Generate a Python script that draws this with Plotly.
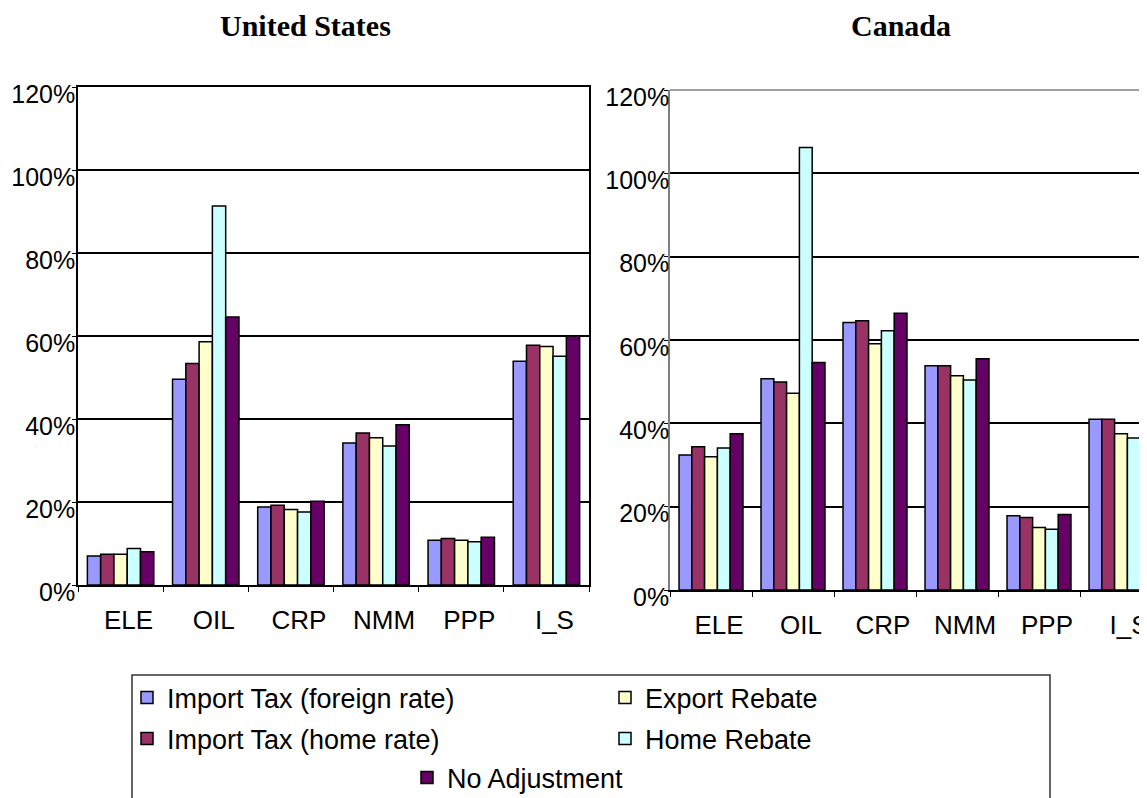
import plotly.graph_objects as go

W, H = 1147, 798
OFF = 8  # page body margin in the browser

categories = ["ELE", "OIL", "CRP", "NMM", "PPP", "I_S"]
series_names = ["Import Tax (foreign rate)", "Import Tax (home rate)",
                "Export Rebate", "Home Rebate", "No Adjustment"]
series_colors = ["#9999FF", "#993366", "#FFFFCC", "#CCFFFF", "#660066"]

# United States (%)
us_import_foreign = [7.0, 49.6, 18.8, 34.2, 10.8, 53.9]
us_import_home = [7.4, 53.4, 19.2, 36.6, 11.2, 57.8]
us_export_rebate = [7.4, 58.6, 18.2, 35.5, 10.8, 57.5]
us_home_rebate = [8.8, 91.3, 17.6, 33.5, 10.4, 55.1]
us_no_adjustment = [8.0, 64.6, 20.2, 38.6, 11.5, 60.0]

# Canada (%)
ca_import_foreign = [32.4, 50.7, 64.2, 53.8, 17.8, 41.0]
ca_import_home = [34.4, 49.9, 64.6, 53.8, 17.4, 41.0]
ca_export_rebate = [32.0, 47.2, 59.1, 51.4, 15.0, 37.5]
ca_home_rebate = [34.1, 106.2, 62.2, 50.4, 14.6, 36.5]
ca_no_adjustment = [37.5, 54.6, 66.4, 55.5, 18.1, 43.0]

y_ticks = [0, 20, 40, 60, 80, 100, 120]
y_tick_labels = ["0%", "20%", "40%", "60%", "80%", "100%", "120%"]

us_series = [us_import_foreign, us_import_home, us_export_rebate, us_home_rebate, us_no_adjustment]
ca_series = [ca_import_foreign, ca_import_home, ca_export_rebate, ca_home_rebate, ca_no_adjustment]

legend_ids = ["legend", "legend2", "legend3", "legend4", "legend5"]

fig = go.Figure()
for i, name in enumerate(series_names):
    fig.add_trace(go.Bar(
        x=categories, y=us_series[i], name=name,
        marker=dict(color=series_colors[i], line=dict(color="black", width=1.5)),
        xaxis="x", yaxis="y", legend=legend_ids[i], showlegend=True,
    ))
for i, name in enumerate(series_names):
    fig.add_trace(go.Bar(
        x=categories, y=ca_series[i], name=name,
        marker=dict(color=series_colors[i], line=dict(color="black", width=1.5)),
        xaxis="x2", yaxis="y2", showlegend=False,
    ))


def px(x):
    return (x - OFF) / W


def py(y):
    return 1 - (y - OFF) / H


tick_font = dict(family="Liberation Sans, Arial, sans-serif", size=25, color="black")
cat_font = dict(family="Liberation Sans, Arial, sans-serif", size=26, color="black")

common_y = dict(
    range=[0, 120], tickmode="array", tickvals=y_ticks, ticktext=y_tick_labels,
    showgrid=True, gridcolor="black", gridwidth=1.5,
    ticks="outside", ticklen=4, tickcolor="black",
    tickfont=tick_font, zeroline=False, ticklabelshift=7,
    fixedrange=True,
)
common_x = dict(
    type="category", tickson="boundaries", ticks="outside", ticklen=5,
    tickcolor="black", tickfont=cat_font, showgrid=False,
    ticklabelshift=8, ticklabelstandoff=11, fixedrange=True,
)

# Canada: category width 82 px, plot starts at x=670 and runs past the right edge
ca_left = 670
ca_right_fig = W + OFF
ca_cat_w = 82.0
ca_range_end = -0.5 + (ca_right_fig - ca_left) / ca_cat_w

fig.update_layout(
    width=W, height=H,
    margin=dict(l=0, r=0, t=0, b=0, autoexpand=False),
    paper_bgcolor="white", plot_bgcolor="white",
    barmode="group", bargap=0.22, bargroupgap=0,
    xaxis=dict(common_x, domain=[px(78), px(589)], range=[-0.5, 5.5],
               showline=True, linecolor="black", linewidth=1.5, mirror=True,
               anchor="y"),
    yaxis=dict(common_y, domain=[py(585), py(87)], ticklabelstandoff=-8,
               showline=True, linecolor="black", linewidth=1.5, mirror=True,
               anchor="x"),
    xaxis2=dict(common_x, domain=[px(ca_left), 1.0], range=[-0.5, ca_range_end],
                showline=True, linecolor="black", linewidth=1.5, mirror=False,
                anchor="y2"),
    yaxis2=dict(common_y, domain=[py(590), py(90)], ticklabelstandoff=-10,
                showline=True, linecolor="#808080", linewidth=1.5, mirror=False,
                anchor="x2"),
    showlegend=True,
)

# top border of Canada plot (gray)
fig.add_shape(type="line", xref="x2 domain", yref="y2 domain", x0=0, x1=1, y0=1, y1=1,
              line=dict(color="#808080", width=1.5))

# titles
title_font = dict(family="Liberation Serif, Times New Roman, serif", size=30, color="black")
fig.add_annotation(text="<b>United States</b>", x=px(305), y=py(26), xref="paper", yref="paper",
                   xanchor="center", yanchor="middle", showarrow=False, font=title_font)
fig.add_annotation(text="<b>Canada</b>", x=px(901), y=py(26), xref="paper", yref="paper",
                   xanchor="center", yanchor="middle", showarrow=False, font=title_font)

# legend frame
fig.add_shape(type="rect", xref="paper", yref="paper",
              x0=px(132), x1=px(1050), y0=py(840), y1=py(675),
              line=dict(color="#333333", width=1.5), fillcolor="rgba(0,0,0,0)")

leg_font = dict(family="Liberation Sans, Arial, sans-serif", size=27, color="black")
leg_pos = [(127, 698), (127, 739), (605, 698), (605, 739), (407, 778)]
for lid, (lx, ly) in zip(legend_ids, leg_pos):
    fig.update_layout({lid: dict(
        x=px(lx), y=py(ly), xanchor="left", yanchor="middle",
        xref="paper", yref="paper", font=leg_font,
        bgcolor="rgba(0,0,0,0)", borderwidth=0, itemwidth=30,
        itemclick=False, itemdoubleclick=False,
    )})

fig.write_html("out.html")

### GOAL
Transcribe the material as is, with images omitted.

### RESPONSE TO THE EXERCISE
Generate a Python script that draws this with Plotly.
import plotly.graph_objects as go

W, H = 1147, 798
OFF = 8  # page body margin in the browser

categories = ["ELE", "OIL", "CRP", "NMM", "PPP", "I_S"]
series_names = ["Import Tax (foreign rate)", "Import Tax (home rate)",
                "Export Rebate", "Home Rebate", "No Adjustment"]
series_colors = ["#9999FF", "#993366", "#FFFFCC", "#CCFFFF", "#660066"]

# United States (%)
us_import_foreign = [7.0, 49.6, 18.8, 34.2, 10.8, 53.9]
us_import_home = [7.4, 53.4, 19.2, 36.6, 11.2, 57.8]
us_export_rebate = [7.4, 58.6, 18.2, 35.5, 10.8, 57.5]
us_home_rebate = [8.8, 91.3, 17.6, 33.5, 10.4, 55.1]
us_no_adjustment = [8.0, 64.6, 20.2, 38.6, 11.5, 60.0]

# Canada (%)
ca_import_foreign = [32.4, 50.7, 64.2, 53.8, 17.8, 41.0]
ca_import_home = [34.4, 49.9, 64.6, 53.8, 17.4, 41.0]
ca_export_rebate = [32.0, 47.2, 59.1, 51.4, 15.0, 37.5]
ca_home_rebate = [34.1, 106.2, 62.2, 50.4, 14.6, 36.5]
ca_no_adjustment = [37.5, 54.6, 66.4, 55.5, 18.1, 43.0]

y_ticks = [0, 20, 40, 60, 80, 100, 120]
y_tick_labels = ["0%", "20%", "40%", "60%", "80%", "100%", "120%"]

us_series = [us_import_foreign, us_import_home, us_export_rebate, us_home_rebate, us_no_adjustment]
ca_series = [ca_import_foreign, ca_import_home, ca_export_rebate, ca_home_rebate, ca_no_adjustment]

legend_ids = ["legend", "legend2", "legend3", "legend4", "legend5"]

fig = go.Figure()
for i, name in enumerate(series_names):
    fig.add_trace(go.Bar(
        x=categories, y=us_series[i], name=name,
        marker=dict(color=series_colors[i], line=dict(color="black", width=1.5)),
        xaxis="x", yaxis="y", legend=legend_ids[i], showlegend=True,
    ))
for i, name in enumerate(series_names):
    fig.add_trace(go.Bar(
        x=categories, y=ca_series[i], name=name,
        marker=dict(color=series_colors[i], line=dict(color="black", width=1.5)),
        xaxis="x2", yaxis="y2", showlegend=False,
    ))


def px(x):
    return (x - OFF) / W


def py(y):
    return 1 - (y - OFF) / H


tick_font = dict(family="Liberation Sans, Arial, sans-serif", size=25, color="black")
cat_font = dict(family="Liberation Sans, Arial, sans-serif", size=26, color="black")

common_y = dict(
    range=[0, 120], tickmode="array", tickvals=y_ticks, ticktext=y_tick_labels,
    showgrid=True, gridcolor="black", gridwidth=1.5,
    ticks="outside", ticklen=4, tickcolor="black",
    tickfont=tick_font, zeroline=False, ticklabelshift=7,
    fixedrange=True,
)
common_x = dict(
    type="category", tickson="boundaries", ticks="outside", ticklen=5,
    tickcolor="black", tickfont=cat_font, showgrid=False,
    ticklabelshift=8, ticklabelstandoff=11, fixedrange=True,
)

# Canada: category width 82 px, plot starts at x=670 and runs past the right edge
ca_left = 670
ca_right_fig = W + OFF
ca_cat_w = 82.0
ca_range_end = -0.5 + (ca_right_fig - ca_left) / ca_cat_w

fig.update_layout(
    width=W, height=H,
    margin=dict(l=0, r=0, t=0, b=0, autoexpand=False),
    paper_bgcolor="white", plot_bgcolor="white",
    barmode="group", bargap=0.22, bargroupgap=0,
    xaxis=dict(common_x, domain=[px(78), px(589)], range=[-0.5, 5.5],
               showline=True, linecolor="black", linewidth=1.5, mirror=True,
               anchor="y"),
    yaxis=dict(common_y, domain=[py(585), py(87)], ticklabelstandoff=-8,
               showline=True, linecolor="black", linewidth=1.5, mirror=True,
               anchor="x"),
    xaxis2=dict(common_x, domain=[px(ca_left), 1.0], range=[-0.5, ca_range_end],
                showline=True, linecolor="black", linewidth=1.5, mirror=False,
                anchor="y2"),
    yaxis2=dict(common_y, domain=[py(590), py(90)], ticklabelstandoff=-10,
                showline=True, linecolor="#808080", linewidth=1.5, mirror=False,
                anchor="x2"),
    showlegend=True,
)

# top border of Canada plot (gray)
fig.add_shape(type="line", xref="x2 domain", yref="y2 domain", x0=0, x1=1, y0=1, y1=1,
              line=dict(color="#808080", width=1.5))

# titles
title_font = dict(family="Liberation Serif, Times New Roman, serif", size=30, color="black")
fig.add_annotation(text="<b>United States</b>", x=px(305), y=py(26), xref="paper", yref="paper",
                   xanchor="center", yanchor="middle", showarrow=False, font=title_font)
fig.add_annotation(text="<b>Canada</b>", x=px(901), y=py(26), xref="paper", yref="paper",
                   xanchor="center", yanchor="middle", showarrow=False, font=title_font)

# legend frame
fig.add_shape(type="rect", xref="paper", yref="paper",
              x0=px(132), x1=px(1050), y0=py(840), y1=py(675),
              line=dict(color="#333333", width=1.5), fillcolor="rgba(0,0,0,0)")

leg_font = dict(family="Liberation Sans, Arial, sans-serif", size=27, color="black")
leg_pos = [(127, 698), (127, 739), (605, 698), (605, 739), (407, 778)]
for lid, (lx, ly) in zip(legend_ids, leg_pos):
    fig.update_layout({lid: dict(
        x=px(lx), y=py(ly), xanchor="left", yanchor="middle",
        xref="paper", yref="paper", font=leg_font,
        bgcolor="rgba(0,0,0,0)", borderwidth=0, itemwidth=30,
        itemclick=False, itemdoubleclick=False,
    )})

fig.write_html("out.html")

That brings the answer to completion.